WHAT IS EXPECTED =
Please output the data below exactly as given, starting at its first line and stopping after the line that contains "a three-class response.".

DATA SEGMENT =
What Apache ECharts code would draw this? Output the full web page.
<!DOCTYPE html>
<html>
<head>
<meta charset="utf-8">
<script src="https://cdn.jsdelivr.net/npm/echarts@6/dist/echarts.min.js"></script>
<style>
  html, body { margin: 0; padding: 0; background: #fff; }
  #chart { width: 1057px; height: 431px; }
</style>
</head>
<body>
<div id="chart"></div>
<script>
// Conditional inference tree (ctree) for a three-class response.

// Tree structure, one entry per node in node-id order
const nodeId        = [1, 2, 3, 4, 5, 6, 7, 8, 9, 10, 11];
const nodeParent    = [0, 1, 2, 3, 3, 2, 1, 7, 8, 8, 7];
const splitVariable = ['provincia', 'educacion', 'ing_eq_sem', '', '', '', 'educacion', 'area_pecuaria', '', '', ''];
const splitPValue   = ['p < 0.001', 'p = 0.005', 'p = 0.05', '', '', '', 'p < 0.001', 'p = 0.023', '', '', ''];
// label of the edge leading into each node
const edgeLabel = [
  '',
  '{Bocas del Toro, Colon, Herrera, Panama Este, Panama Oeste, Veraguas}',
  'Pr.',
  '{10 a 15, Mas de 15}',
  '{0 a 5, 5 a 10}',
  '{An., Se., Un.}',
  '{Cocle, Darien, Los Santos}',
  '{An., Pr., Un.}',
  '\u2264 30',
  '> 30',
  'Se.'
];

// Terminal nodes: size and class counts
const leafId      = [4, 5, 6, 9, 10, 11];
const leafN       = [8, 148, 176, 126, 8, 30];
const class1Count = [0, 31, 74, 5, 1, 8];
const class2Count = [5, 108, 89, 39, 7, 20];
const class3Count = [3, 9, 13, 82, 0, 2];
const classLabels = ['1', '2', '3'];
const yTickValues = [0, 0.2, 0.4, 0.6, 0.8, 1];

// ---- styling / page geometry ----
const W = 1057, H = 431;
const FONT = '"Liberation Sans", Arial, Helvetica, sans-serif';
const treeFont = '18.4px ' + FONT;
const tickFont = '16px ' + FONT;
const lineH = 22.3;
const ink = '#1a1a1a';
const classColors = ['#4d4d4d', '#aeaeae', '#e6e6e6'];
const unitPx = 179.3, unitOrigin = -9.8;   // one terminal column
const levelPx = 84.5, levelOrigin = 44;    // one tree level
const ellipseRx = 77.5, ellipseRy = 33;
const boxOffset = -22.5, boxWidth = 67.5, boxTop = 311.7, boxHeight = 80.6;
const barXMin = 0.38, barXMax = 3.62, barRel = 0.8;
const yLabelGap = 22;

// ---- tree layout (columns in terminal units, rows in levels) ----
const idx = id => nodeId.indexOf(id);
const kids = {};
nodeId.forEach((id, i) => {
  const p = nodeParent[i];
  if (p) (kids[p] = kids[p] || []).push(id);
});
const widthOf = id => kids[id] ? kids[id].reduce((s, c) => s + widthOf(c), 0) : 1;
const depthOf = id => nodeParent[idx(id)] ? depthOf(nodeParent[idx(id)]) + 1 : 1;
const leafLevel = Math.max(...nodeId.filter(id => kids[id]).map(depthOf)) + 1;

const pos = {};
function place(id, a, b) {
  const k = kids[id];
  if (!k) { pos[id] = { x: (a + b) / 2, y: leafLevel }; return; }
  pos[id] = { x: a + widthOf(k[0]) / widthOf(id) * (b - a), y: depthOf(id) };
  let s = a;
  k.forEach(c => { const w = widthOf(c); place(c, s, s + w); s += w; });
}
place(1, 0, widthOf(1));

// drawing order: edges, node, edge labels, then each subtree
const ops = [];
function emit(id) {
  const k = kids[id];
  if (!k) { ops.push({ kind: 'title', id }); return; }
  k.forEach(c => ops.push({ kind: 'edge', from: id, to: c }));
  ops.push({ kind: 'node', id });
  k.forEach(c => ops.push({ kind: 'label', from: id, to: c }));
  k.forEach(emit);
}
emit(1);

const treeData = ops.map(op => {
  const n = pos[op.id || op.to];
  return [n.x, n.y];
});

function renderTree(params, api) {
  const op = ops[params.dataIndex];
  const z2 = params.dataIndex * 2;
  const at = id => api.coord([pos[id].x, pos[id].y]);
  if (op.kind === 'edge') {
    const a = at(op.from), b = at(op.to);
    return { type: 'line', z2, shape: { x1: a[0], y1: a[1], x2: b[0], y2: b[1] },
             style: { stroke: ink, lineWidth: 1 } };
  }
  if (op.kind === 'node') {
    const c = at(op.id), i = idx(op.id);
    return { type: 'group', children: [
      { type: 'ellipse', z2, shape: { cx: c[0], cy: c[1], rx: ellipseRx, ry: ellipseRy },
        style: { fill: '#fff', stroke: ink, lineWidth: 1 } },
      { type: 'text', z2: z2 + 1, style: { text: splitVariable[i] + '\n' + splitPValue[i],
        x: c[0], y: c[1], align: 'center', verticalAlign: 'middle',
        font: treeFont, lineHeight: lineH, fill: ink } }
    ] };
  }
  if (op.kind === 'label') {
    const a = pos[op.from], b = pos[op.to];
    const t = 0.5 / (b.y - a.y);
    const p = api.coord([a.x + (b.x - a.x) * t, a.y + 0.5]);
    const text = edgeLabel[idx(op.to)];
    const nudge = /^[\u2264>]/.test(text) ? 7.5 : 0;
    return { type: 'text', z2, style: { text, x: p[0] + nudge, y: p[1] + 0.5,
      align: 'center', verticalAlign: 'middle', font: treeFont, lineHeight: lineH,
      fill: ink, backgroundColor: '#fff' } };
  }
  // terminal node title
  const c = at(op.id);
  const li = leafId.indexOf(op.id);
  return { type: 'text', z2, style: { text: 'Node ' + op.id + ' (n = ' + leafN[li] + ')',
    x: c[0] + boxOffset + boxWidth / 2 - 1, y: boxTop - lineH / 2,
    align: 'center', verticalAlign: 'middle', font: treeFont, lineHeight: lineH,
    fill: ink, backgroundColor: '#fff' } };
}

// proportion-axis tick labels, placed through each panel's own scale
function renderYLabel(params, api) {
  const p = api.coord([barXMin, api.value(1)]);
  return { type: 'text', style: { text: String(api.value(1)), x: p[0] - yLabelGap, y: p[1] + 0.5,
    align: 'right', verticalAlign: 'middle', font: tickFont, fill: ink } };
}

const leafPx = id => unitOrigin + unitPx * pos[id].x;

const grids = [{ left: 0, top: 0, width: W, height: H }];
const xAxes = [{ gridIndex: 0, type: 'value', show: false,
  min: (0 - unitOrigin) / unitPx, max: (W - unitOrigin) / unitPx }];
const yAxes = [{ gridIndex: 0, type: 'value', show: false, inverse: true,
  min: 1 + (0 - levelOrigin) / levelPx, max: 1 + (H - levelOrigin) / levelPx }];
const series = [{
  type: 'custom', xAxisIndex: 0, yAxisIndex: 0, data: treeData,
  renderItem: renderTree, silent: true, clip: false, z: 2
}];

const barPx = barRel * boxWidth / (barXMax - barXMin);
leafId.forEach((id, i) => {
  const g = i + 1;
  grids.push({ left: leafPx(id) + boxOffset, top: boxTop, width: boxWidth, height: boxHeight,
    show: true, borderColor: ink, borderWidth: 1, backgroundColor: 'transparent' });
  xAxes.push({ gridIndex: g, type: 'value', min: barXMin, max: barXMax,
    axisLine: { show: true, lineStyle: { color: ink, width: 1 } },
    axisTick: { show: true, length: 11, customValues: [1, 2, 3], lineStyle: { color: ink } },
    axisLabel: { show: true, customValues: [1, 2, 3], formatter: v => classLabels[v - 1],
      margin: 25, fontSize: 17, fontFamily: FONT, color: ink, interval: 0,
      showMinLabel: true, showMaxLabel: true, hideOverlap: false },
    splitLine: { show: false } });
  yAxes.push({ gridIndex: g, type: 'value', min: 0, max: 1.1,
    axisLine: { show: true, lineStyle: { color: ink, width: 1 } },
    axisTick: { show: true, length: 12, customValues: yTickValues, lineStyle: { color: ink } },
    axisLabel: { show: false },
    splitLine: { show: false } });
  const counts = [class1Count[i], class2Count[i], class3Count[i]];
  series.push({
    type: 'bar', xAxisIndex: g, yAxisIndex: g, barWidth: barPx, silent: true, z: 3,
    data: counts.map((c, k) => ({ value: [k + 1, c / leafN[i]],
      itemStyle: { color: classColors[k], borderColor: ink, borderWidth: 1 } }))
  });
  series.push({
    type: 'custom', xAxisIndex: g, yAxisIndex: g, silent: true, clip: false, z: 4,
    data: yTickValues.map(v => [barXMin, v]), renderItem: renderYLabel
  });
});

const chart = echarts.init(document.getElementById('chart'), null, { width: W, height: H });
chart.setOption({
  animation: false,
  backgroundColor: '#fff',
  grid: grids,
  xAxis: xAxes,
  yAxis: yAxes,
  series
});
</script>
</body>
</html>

SOLUTION FOR THIS TASK =
What Apache ECharts code would draw this? Output the full web page.
<!DOCTYPE html>
<html>
<head>
<meta charset="utf-8">
<script src="https://cdn.jsdelivr.net/npm/echarts@6/dist/echarts.min.js"></script>
<style>
  html, body { margin: 0; padding: 0; background: #fff; }
  #chart { width: 1057px; height: 431px; }
</style>
</head>
<body>
<div id="chart"></div>
<script>
// Conditional inference tree (ctree) for a three-class response.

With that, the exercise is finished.